Clinton’s Fictional Gas Tax Plan

Sen. Hillary Clinton is pushing her own version of a summer “gas tax holiday”—except that her plan would end up doing absolutely nothing to help consumers. Sen. Obama has been attacking her plan (and McCain’s) as an effort to “pander:”

On ABC’s “This Week with George Stephanopoulos,” Sen. Hillary Clinton, D-N.Y., was asked repeated to name an economist who supports her plan to suspend the 18.4 cent federal gas tax. Either she could not or chose not to. “I’m not going to put my lot in with economists,” she said, presenting her tax hike plan as a way to life the burden of soaring gas prices off middle class Americans.

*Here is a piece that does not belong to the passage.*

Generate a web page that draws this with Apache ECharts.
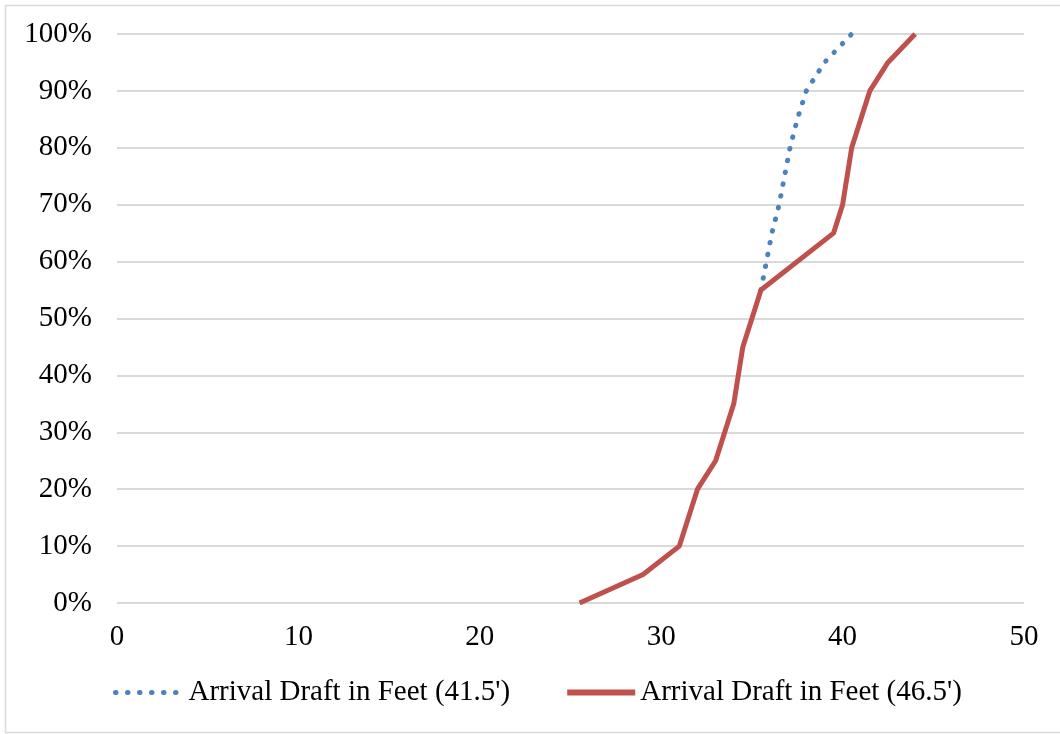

Rival Barack Obama has called the plan, which is also backed by Republican presidential nominee-in-waiting, Sen. John McCain , “a pander” that won’t solve the high cost of gas. Asked about the gas plan in his interview with Tim Russert on NBC’s “Meet the Press”, Sen. Obama, D-Ill., framed the proposal as a “classic Washington gimmick.” “You’re looking at suspending a gas tax for three months. The average driver would save 30 cents per day for a grand total of $28,” claimed Obama.

Although Clinton did not offer her own estimate as to how much relief the holiday would provide, she did try to distinguish her plan from McCain’s. “Senator McCain has said take off the gas tax, don’t pay for it, throw us further into deficit and debt. That is not what I’ve proposed. What I’ve proposed is that the oil companies pay the gas tax instead of consumers and drivers this summer.”

So, what Sen. Clinton proposes is that the oil companies pay the gas tax instead of consumers—and somehow those costs won’t end up getting passed right back to the consumers in the form of higher oil costs. No wonder Sen. Clinton doesn’t want to listen to the advice of people who actually understand economics.

Sen. Obama’s criticisms over the tax aren’t too far off—it is questionable how much a gas tax holiday would actually help consumers, and from a policy standpoint it’s also questionable whether we really want the government encouraging people to use more gasoline than they might this summer.

The Clinton gas tax plan takes the flaws of the McCain plan and magnifies them. At least the McCain plan would actually lower gas prices, while the Clinton plan would just pass the costs right back to consumers. The Clinton plan is definitely a pander—it panders to consumers by pretending to lower gas prices and it panders to anti-corporate sentiment by pretending that the oil companies will take the costs.

Clinton keeps demonstrating that when it comes to economic matters, she’s absolutely clueless—and the fact that she doesn’t want to listen to economists when she formulates economic policy should serve as a reminder why she and the other Democrats not qualified to be deciding this nation’s economic policies.